Consider the following: Mata is now attempting key passes at lower than half the rate as in his final, magnificent season at Chelsea. His crossing has decreased by two-thirds, he is drawing half as many fouls and taking half as many shots from outside the box. In short, he’s stopped taking risks. It's harder to quantify exactly how many potential forages forward have been declined in favour of a safety-first square pass infield, but you'd imagine those have hit unforeseen heights of late.

Who's to blame?

Is it not the duty of the playmaker to inject some fluency and rhythm into a stuttering side?

There is a certain element of chicken and egg at work with regard to Mata’s United career,in that it's plainly not easy for an individual be thrown into a botched, incoherent system and thrive – and doubly so when the player’s entire purpose is to knit everything together into a cohesive unit. But then, on the other hand, is it not the duty of the playmaker to inject some fluency and rhythm into a stuttering side?
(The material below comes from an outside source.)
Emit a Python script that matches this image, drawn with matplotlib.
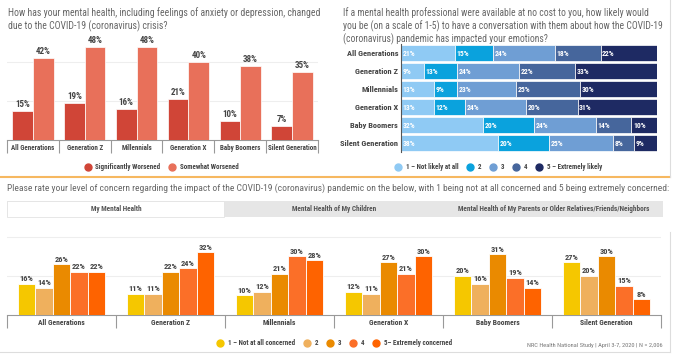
import matplotlib
matplotlib.use('Agg')
import matplotlib.pyplot as plt
from matplotlib import font_manager
from matplotlib.lines import Line2D
from matplotlib.patches import Rectangle
import numpy as np

# pick a narrow font if one is installed
names = set(f.name for f in font_manager.fontManager.ttflist)
FONT = 'Roboto'
for cand in ['Roboto Condensed', 'Liberation Sans Narrow', 'Open Sans Condensed', 'Noto Sans Condensed']:
    if cand in names:
        FONT = cand
        break
plt.rcParams['font.family'] = [FONT, 'DejaVu Sans']

W, H = 682, 363
DARK = '#444444'
GREY = '#666666'

# ---------------- data ----------------
generations = ['All Generations', 'Generation Z', 'Millennials', 'Generation X',
               'Baby Boomers', 'Silent Generation']

# top left: worsened mental health
sig_worse = [15, 19, 16, 21, 10, 7]
some_worse = [42, 48, 48, 40, 38, 35]

# top right: likelihood of talking to a professional (1..5)
likely_labels = ['1 – Not likely at all', '2', '3', '4', '5 – Extremely likely']
likely_1 = [21, 9, 13, 13, 32, 38]
likely_2 = [15, 13, 9, 12, 20, 20]
likely_3 = [24, 24, 23, 24, 24, 25]
likely_4 = [18, 22, 25, 20, 14, 8]
likely_5 = [22, 33, 30, 31, 10, 9]

# bottom: concern about my mental health (1..5)
concern_labels = ['1 – Not at all concerned', '2', '3', '4', '5– Extremely concerned']
concern_1 = [16, 11, 10, 12, 20, 27]
concern_2 = [14, 11, 12, 11, 16, 20]
concern_3 = [26, 22, 21, 27, 31, 30]
concern_4 = [22, 24, 30, 21, 19, 15]
concern_5 = [22, 32, 28, 30, 14, 8]

tabs = ['My Mental Health', 'Mental Health of My Children',
        'Mental Health of My Parents or Older Relatives/Friends/Neighbors']


def rect(x0, y0, x1, y1):
    # pixel box (top-left origin) -> figure fraction
    return [x0 / W, 1 - y1 / H, (x1 - x0) / W, (y1 - y0) / H]


def fx(x):
    return x / W


def fy(y):
    return 1 - y / H


fig = plt.figure(figsize=(W / 100, H / 100), dpi=100)
fig.patch.set_facecolor('white')


def group_axis(ax, n, labels, size):
    ax.set_xlim(-0.5, n - 0.5)
    ax.set_xticks(np.arange(n + 1) - 0.5)
    ax.set_xticklabels([])
    ax.tick_params(axis='x', which='major', length=9, color='#999999', width=0.8)
    ax.set_xticks(np.arange(n), minor=True)
    ax.set_xticklabels(labels, minor=True, fontsize=size, fontweight='bold', color=DARK)
    ax.tick_params(axis='x', which='minor', length=0, pad=3)
    ax.set_yticks([])
    for s in ['top', 'right', 'left']:
        ax.spines[s].set_visible(False)
    ax.spines['bottom'].set_color('#999999')
    ax.spines['bottom'].set_linewidth(0.8)


def dot_legend(colors, labels, cx, cy, size=5):
    hs = [Line2D([], [], marker='o', linestyle='', color=c, markersize=5) for c in colors]
    fig.legend(hs, labels, loc='center', bbox_to_anchor=(fx(cx), fy(cy)), ncol=len(hs),
               frameon=False, handletextpad=0.5, columnspacing=1.1, labelcolor=DARK,
               handlelength=1.2, prop={'family': [FONT], 'weight': 'bold', 'size': size})


# ---------------- top left ----------------
fig.text(fx(8), fy(7), 'How has your mental health, including feelings of anxiety or depression, changed\n'
         'due to the COVID-19 (coronavirus) crisis?', fontsize=7, color=GREY, va='top',
         linespacing=1.25)

ax1 = fig.add_axes(rect(7, 33, 318, 140))
x = np.arange(len(generations))
bw = 0.4
for vals, off, col in [(sig_worse, -bw / 2, '#d04537'), (some_worse, bw / 2, '#e8705a')]:
    bars = ax1.bar(x + off, vals, bw, color=col, edgecolor='white', linewidth=0.5, zorder=3)
    for b, v in zip(bars, vals):
        ax1.text(b.get_x() + b.get_width() / 2, v + 1, f'{v}%', ha='center', va='bottom',
                 fontsize=6.5, fontweight='bold', color=DARK)
ax1.set_ylim(0, 55)
for g in [20, 40]:
    ax1.axhline(g, color='#eeeeee', linewidth=0.8, zorder=0)
group_axis(ax1, len(generations), generations, 5)

dot_legend(['#d04537', '#e8705a'], ['Significantly Worsened', 'Somewhat Worsened'], 161, 167)

# ---------------- top right ----------------
fig.text(fx(343), fy(7), 'If a mental health professional were available at no cost to you, how likely would\n'
         'you be (on a scale of 1-5) to have a conversation with them about how the COVID-19\n'
         '(coronavirus) pandemic has impacted your emotions?', fontsize=6.9, color=GREY, va='top',
         linespacing=1.25)

ax2 = fig.add_axes(rect(401, 44, 657, 152))
likely_cols = ['#8fcaf4', '#0aa2dd', '#6f9ed4', '#46669c', '#1e2a63']
y = np.arange(len(generations))
left = np.zeros(len(generations))
for vals, col in zip([likely_1, likely_2, likely_3, likely_4, likely_5], likely_cols):
    ax2.barh(y, vals, 0.88, left=left, color=col, edgecolor='white', linewidth=0.5)
    for yi, l, v in zip(y, left, vals):
        ax2.text(l + 0.6, yi, f'{v}%', ha='left', va='center', fontsize=5.5,
                 fontweight='bold', color='white')
    left += np.array(vals)
ax2.set_xlim(0, 100)
ax2.set_ylim(len(generations) - 0.5, -0.5)
ax2.set_xticks([])
ax2.set_yticks(y)
ax2.set_yticklabels(generations, fontsize=6, fontweight='bold', color=DARK)
ax2.tick_params(axis='y', length=0, pad=2)
for s in ['top', 'right', 'bottom']:
    ax2.spines[s].set_visible(False)
ax2.spines['left'].set_color('#555555')
ax2.spines['left'].set_linewidth(0.8)

dot_legend(likely_cols, likely_labels, 498, 167)

# ---------------- separators / borders ----------------
fig.add_artist(Line2D([0, fx(670)], [fy(177), fy(177)], color='#f6b860', linewidth=1.5))
fig.add_artist(Line2D([fx(670), fx(670)], [fy(0), fy(177)], color='#dddddd', linewidth=0.8))
fig.add_artist(Line2D([fx(670), fx(670)], [fy(232), fy(352)], color='#dddddd', linewidth=0.8))
fig.add_artist(Line2D([0, fx(670)], [fy(352), fy(352)], color='#dddddd', linewidth=0.8))

# ---------------- bottom ----------------
fig.text(fx(7), fy(188), 'Please rate your level of concern regarding the impact of the COVID-19 (coronavirus) '
         'pandemic on the below, with 1 being not at all concerned and 5 being extremely concerned:',
         fontsize=6.8, color=GREY, va='center')

fig.add_artist(Rectangle((fx(7), fy(217)), fx(656), fy(0) - fy(16), facecolor='#e6e6e6',
                         edgecolor='none', transform=fig.transFigure))
fig.add_artist(Rectangle((fx(7), fy(217)), fx(217), fy(0) - fy(16), facecolor='white',
                         edgecolor='#e3e3e3', linewidth=0.6, transform=fig.transFigure))
for tx, t in zip([116, 334, 554], tabs):
    fig.text(fx(tx), fy(209), t, fontsize=5.2, fontweight='bold', color='#555555',
             ha='center', va='center')

ax3 = fig.add_axes(rect(7, 229, 661, 315))
concern_cols = ['#f5c700', '#efb05d', '#ea8a00', '#fb6f28', '#fe6300']
bw = 0.16
for i, (vals, col) in enumerate(zip([concern_1, concern_2, concern_3, concern_4, concern_5],
                                    concern_cols)):
    bars = ax3.bar(x + (i - 2) * bw, vals, bw, color=col, edgecolor='white', linewidth=0.6,
                   zorder=3)
    for b, v in zip(bars, vals):
        ax3.text(b.get_x() + b.get_width() / 2, v + 0.8, f'{v}%', ha='center', va='bottom',
                 fontsize=6, fontweight='bold', color=DARK)
ax3.set_ylim(0, 44)
for g in [20, 40]:
    ax3.axhline(g, color='#eeeeee', linewidth=0.8, zorder=0)
group_axis(ax3, len(generations), generations, 5.5)

dot_legend(concern_cols, concern_labels, 334, 343)

fig.text(fx(663), fy(346), 'NRC Health National Study | April 3-7, 2020 | N = 2,006',
         fontsize=4.6, color='#777777', ha='right', va='center')

fig.savefig('out.png', dpi=100)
The case for his defence – and it’s solid – is that he is merely one name (along with Wayne Rooney, Ander Herrera, Memphis Depay and Anthony Martial) on a lengthy list of flair players who appear to have had their spontaneity bludgeoned out of them by the iron fist of keep-ball with which Van Gaal governs. This group plight suggests Mata is more symptom of United’s ills than cause.

But before we get too teary, we should remember that Mata has been a world and European champion with Spain and owns Champions League and UEFA Cup medals, as well as a litany of individual honours. He is 27 and a millionaire many times over. To label him as desperately unfortunate would be to wave goodbye to any notion of perspective.

Time running out?

Being both an undeniably wonderful footballer and an obviously likeable bloke, he belongs to an exclusive bracket of players whose well-wishers tend to transcend tribal allegiances

And yet watching him gaze on from the sidelines last weekend as Fellaini shinned one five-yard pass after another into touch, it seemed impossible to deny that his career has been knocked wildly off kilter by forces beyond his control. That his defining trait – that razor-edged creativity, which so many managers would dream of building their team around – seems to have been rendered collateral damage in not just one regime of compulsive control-freakery, but two.
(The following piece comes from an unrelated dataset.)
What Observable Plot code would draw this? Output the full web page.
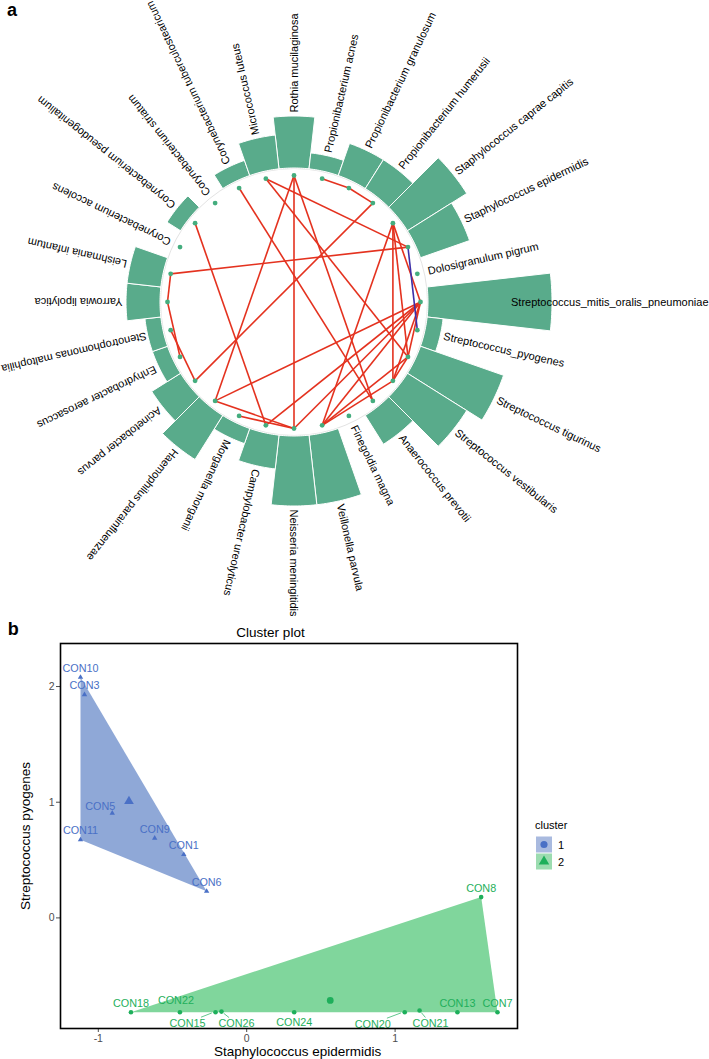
<!DOCTYPE html>
<html><head><meta charset="utf-8">
<script src="https://cdn.jsdelivr.net/npm/d3@7"></script>
<script src="https://cdn.jsdelivr.net/npm/@observablehq/plot@0.6"></script>
<style>
html,body{margin:0;padding:0;background:#fff;}
#wrap{width:709px;height:1059px;overflow:hidden;position:relative;}
#wrap svg{display:block;}
</style></head>
<body><div id="wrap"><div id="pa"></div><div id="pb"></div></div>
<script>
// ================= Panel a data =================
const species = [
  "Rothia mucilaginosa","Propionibacterium acnes","Propionibacterium granulosum","Propionibacterium humerusii",
  "Staphylococcus caprae capitis","Staphylococcus epidermidis","Dolosigranulum pigrum",
  "Streptococcus_mitis_oralis_pneumoniae","Streptococcus_pyogenes","Streptococcus tigurinus",
  "Streptococcus vestibularis","Anaerococcus prevotii","Finegoldia magna","Veillonella parvula",
  "Neisseria meningitidis","Campylobacter ureolyticus","Morganella morganii","Haemophilus parainfluenzae",
  "Acinetobacter parvus","Enhydrobacter aerosaccus","Stenotrophomonas maltophilia","Yarrowia lipolytica",
  "Leishmania infantum","Corynebacterium accolens","Corynebacterium pseudogenitalium",
  "Corynebacterium striatum","Corynebacterium tuberculostearicum","Micrococcus luteus"
];
const degree = [3,1,2,2,4,3,0,7,1,5,4,2,0,4,4,2,1,3,2,1,1,2,2,0,1,0,1,2];
const edgeFrom = [
  "Propionibacterium acnes","Propionibacterium granulosum","Propionibacterium humerusii",
  "Rothia mucilaginosa","Rothia mucilaginosa","Rothia mucilaginosa",
  "Staphylococcus epidermidis","Corynebacterium tuberculostearicum","Corynebacterium pseudogenitalium",
  "Leishmania infantum","Leishmania infantum","Yarrowia lipolytica","Stenotrophomonas maltophilia",
  "Haemophilus parainfluenzae","Haemophilus parainfluenzae","Morganella morganii",
  "Micrococcus luteus","Micrococcus luteus",
  "Veillonella parvula","Veillonella parvula","Veillonella parvula","Veillonella parvula",
  "Streptococcus_mitis_oralis_pneumoniae","Streptococcus_mitis_oralis_pneumoniae","Streptococcus_mitis_oralis_pneumoniae",
  "Streptococcus_mitis_oralis_pneumoniae","Streptococcus_mitis_oralis_pneumoniae",
  "Staphylococcus caprae capitis","Streptococcus tigurinus","Staphylococcus caprae capitis"
];
const edgeTo = [
  "Propionibacterium granulosum","Propionibacterium humerusii","Acinetobacter parvus",
  "Neisseria meningitidis","Haemophilus parainfluenzae","Anaerococcus prevotii",
  "Streptococcus_pyogenes","Anaerococcus prevotii","Campylobacter ureolyticus",
  "Yarrowia lipolytica","Staphylococcus epidermidis","Enhydrobacter aerosaccus","Acinetobacter parvus",
  "Streptococcus_mitis_oralis_pneumoniae","Neisseria meningitidis","Neisseria meningitidis",
  "Staphylococcus epidermidis","Streptococcus tigurinus",
  "Staphylococcus caprae capitis","Streptococcus_mitis_oralis_pneumoniae","Streptococcus tigurinus","Streptococcus vestibularis",
  "Staphylococcus caprae capitis","Streptococcus tigurinus","Streptococcus vestibularis",
  "Neisseria meningitidis","Campylobacter ureolyticus",
  "Streptococcus tigurinus","Streptococcus vestibularis","Streptococcus vestibularis"
];
const edgeSign = [1,1,1,1,1,1,-1,1,1,1,1,1,1,1,1,1,1,1,1,1,1,1,1,1,1,1,1,1,1,1];

// ================= Panel b data =================
const sampleIds = ["CON10","CON3","CON5","CON11","CON9","CON1","CON6",
                   "CON8","CON7","CON13","CON21","CON20","CON24","CON26","CON15","CON22","CON18"];
const staphEpidermidis = [-1.12,-1.093,-0.906,-1.12,-0.62,-0.424,-0.27,
                          1.58,1.69,1.42,1.165,1.065,0.32,-0.17,-0.21,-0.45,-0.78];
const strepPyogenes = [2.08,1.93,0.905,0.675,0.69,0.548,0.23,
                       0.18,-0.815,-0.815,-0.80,-0.815,-0.815,-0.81,-0.815,-0.815,-0.815];
const clusterId = [1,1,1,1,1,1,1,2,2,2,2,2,2,2,2,2,2];
const xTicks = [-1,0,1];
const yTicks = [0,1,2];
const xLimits = [-1.2547, 1.8248];
const yLimits = [-0.956, 2.372];

// ================= styling / layout =================
const FONT = "'Liberation Sans', Arial, Helvetica, sans-serif";
const W = 709, HA = 616, HB = 1059 - HA;
const CX = 293.5, CY = 301.5;
const R_NODE = 126.5, R_INNER = 134;
const BAR = "#59ab8b", NODE = "#44ad7e", POS = "#e4321f", NEG = "#3d2fa8";

const N = species.length, STEP = 2 * Math.PI / N;
const rScale = d3.scaleLinear().domain([0, 1]).range([132, 150]);
const idx = new Map(species.map((s, i) => [s, i]));
const theta = i => i * STEP;
const polar = (r, a) => ({x: r * Math.sin(a), y: -r * Math.cos(a)});

// bars
const barPts = [];
species.forEach((s, i) => {
  const v = degree[i]; if (!v) return;
  const rOut = rScale(v);
  const a0 = theta(i) - STEP / 2, a1 = theta(i) + STEP / 2, K = 14;
  for (let k = 0; k <= K; k++) barPts.push({id: s, ...polar(R_INNER, a0 + (a1 - a0) * k / K)});
  for (let k = K; k >= 0; k--) barPts.push({id: s, ...polar(rOut, a0 + (a1 - a0) * k / K)});
  barPts.push({id: s, ...polar(R_INNER, a0)});
});
// nodes
const nodes = species.map((s, i) => ({s, ...polar(R_NODE, theta(i))}));
// edges
const edges = edgeFrom.map((f, k) => {
  const a = polar(R_NODE, theta(idx.get(f))), b = polar(R_NODE, theta(idx.get(edgeTo[k])));
  return {x1: a.x, y1: a.y, x2: b.x, y2: b.y, sign: edgeSign[k]};
});
// labels (kept inside the canvas horizontally)
const ctx = document.createElement("canvas").getContext("2d");
ctx.font = "11px 'Liberation Sans'";
const labels = species.map((s, i) => {
  const a = theta(i);
  let r = (degree[i] ? rScale(degree[i]) : R_INNER) + 3.5;
  const w = ctx.measureText(s).width;
  const sx = Math.sin(a);
  if (sx > 0.3 && CX + (r + w) * sx > W - 1) r = (W - 1 - CX) / sx - w;
  if (sx < -0.3 && CX + (r + w) * sx < 1) r = (CX - 1) / (-sx) - w;
  return {s, ...polar(r, a), rot: a * 180 / Math.PI - 90};
});

const plotA = Plot.plot({
  width: W, height: HA, margin: 0,
  x: {domain: [-CX, W - CX], range: [0, W], axis: null},
  y: {domain: [-CY, HA - CY], range: [0, HA], axis: null},
  style: {fontFamily: FONT, fontSize: "11px", background: "white", color: "black"},
  marks: [
    Plot.dot([0], {x: () => 0, y: () => 0, r: R_INNER - 0.5, stroke: "#e3e3e3", strokeWidth: 1, fill: "none"}),
    Plot.line(barPts, {x: "x", y: "y", z: "id", fill: BAR, stroke: "white", strokeWidth: 1, curve: "linear"}),
    Plot.link(edges.filter(e => e.sign > 0), {x1: "x1", y1: "y1", x2: "x2", y2: "y2", stroke: POS, strokeWidth: 1.6}),
    Plot.link(edges.filter(e => e.sign < 0), {x1: "x1", y1: "y1", x2: "x2", y2: "y2", stroke: NEG, strokeWidth: 1.6}),
    Plot.dot(nodes, {x: "x", y: "y", r: 2.4, fill: NODE, stroke: "none"}),
    Plot.text(labels, {x: "x", y: "y", text: "s", rotate: "rot", textAnchor: "start", fontSize: 11, fill: "black"})
  ]
});
document.getElementById("pa").appendChild(plotA);
d3.select(plotA).append("text").attr("x", 12).attr("y", 9.5).attr("text-anchor", "middle")
  .attr("dominant-baseline", "central").attr("font-weight", "bold").attr("font-size", 18)
  .attr("font-family", FONT).attr("fill", "black").text("a");

// ================= Panel b =================
const COL = {
  1: {pt: "#4a70c6", hull: "#8fa8d7", key: "#a9badf", sym: "triangle"},
  2: {pt: "#1eaf5b", hull: "#80d69c", key: "#9cdcb0", sym: "circle"}
};
const pts = sampleIds.map((id, i) => ({id, x: staphEpidermidis[i], y: strepPyogenes[i], c: clusterId[i]}));
const clusters = [1, 2];
const centroids = clusters.map(c => {
  const g = pts.filter(p => p.c === c);
  return {c, x: d3.mean(g, p => p.x), y: d3.mean(g, p => p.y)};
});
// label nudges in pixels (repel layout)
const nudge = {CON5: [-12, -7], CON22: [-4, -12], CON15: [-28, 11], CON26: [15, 12],
               CON24: [0, 10], CON20: [-32, 12], CON21: [11, 13]};
const leaderIds = ["CON15", "CON26", "CON20", "CON21"];
const defaultNudge = [0, -9];
const LFS = 10.8;

const labelMarks = [];
clusters.forEach(c => {
  labelMarks.push(Plot.text(pts.filter(p => p.c === c && !nudge[p.id]),
    {x: "x", y: "y", text: "id", dx: defaultNudge[0], dy: defaultNudge[1], fill: COL[c].pt, fontSize: LFS}));
});
pts.filter(p => nudge[p.id]).forEach(p => {
  labelMarks.push(Plot.text([p], {x: "x", y: "y", text: "id", dx: nudge[p.id][0], dy: nudge[p.id][1],
    fill: COL[p.c].pt, fontSize: LFS}));
});

const B0 = HA; // page y of panel b svg top
const plotB = Plot.plot({
  width: W, height: HB, marginLeft: 60, marginRight: 192, marginTop: 643 - B0, marginBottom: 1059 - 1028,
  x: {domain: xLimits, ticks: xTicks, tickSize: 4, tickPadding: 2, label: null, tickFormat: d => String(d)},
  y: {domain: yLimits, ticks: yTicks, tickSize: 4, tickPadding: 2, label: null, tickFormat: d => String(d)},
  style: {fontFamily: FONT, fontSize: "10.5px", background: "white", color: "#4d4d4d"},
  marks: [
    ...clusters.map(c => Plot.hull(pts.filter(p => p.c === c), {x: "x", y: "y", fill: COL[c].hull, stroke: "none"})),
    ...clusters.map(c => Plot.dot(pts.filter(p => p.c === c),
      {x: "x", y: "y", symbol: COL[c].sym, r: c === 1 ? 2.0 : 2.3, fill: COL[c].pt, stroke: "none"})),
    ...clusters.map(c => Plot.dot(centroids.filter(d => d.c === c),
      {x: "x", y: "y", symbol: COL[c].sym, r: c === 1 ? 3.6 : 3.4, fill: COL[c].pt, stroke: "none"})),
    ...labelMarks,
    Plot.frame({stroke: "black", strokeWidth: 1.6})
  ]
});
document.getElementById("pb").appendChild(plotB);

const svgB = d3.select(plotB);
const sx = plotB.scale("x"), sy = plotB.scale("y");
// leader segments
const ctxB = document.createElement("canvas").getContext("2d");
ctxB.font = LFS + "px 'Liberation Sans'";
leaderIds.forEach(id => {
  const p = pts.find(q => q.id === id);
  const P = [sx.apply(p.x), sy.apply(p.y)];
  const L = [P[0] + nudge[id][0], P[1] + nudge[id][1]];
  const dx = P[0] - L[0], dy = P[1] - L[1], len = Math.hypot(dx, dy);
  const hw = ctxB.measureText(id).width / 2 + 1, hh = 5.5;
  const t = Math.min(hw / Math.abs(dx || 1e-9), hh / Math.abs(dy || 1e-9));
  const E = [L[0] + dx * t, L[1] + dy * t];
  const S = [P[0] - dx / len * 3.5, P[1] - dy / len * 3.5];
  svgB.append("line").attr("x1", E[0]).attr("y1", E[1]).attr("x2", S[0]).attr("y2", S[1])
    .attr("stroke", COL[p.c].pt).attr("stroke-width", 0.7);
});
// titles
const addText = (x, pageY, txt, opts = {}) => {
  const y = pageY - B0;
  const t = svgB.append("text").attr("x", x).attr("y", y).attr("text-anchor", opts.anchor || "middle")
    .attr("dominant-baseline", "central").attr("font-family", FONT).attr("font-size", opts.size || 13.5)
    .attr("fill", opts.fill || "black").text(txt);
  if (opts.bold) t.attr("font-weight", "bold");
  if (opts.rotate) t.attr("transform", `rotate(${opts.rotate},${x},${y})`);
  return t;
};
addText(13.3, 628.5, "b", {size: 18, bold: true});
addText(270.5, 632, "Cluster plot");
addText(297.7, 1051.7, "Staphylococcus epidermidis");
addText(25, 836, "Streptococcus pyogenes", {rotate: -90});
// legend
addText(535, 825, "cluster", {anchor: "start", size: 11});
clusters.forEach((c, k) => {
  const py0 = 836.5 + k * 17;
  svgB.append("rect").attr("x", 536).attr("y", py0 - B0).attr("width", 16).attr("height", 16).attr("fill", COL[c].key);
  const sym = c === 1 ? d3.symbolCircle : d3.symbolTriangle;
  svgB.append("path").attr("d", d3.symbol(sym, c === 1 ? 40 : 48)())
    .attr("transform", `translate(544,${py0 + 8 - B0})`).attr("fill", COL[c].pt);
  addText(558, py0 + 8, String(c), {anchor: "start", size: 11});
});
</script>
</body></html>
Fortunately, Mata has a good few years left in him yet. And being both an undeniably wonderful footballer and an obviously likeable bloke, he belongs to an exclusive bracket of players whose well-wishers tend to transcend tribal allegiances. There is no shortage of fans who hope the Mata of old is simply waiting for the right time to reappear and re-establish himself.

The sooner the better, though: right now, we are approaching the point where the line between dip and decline starts look worryingly thin.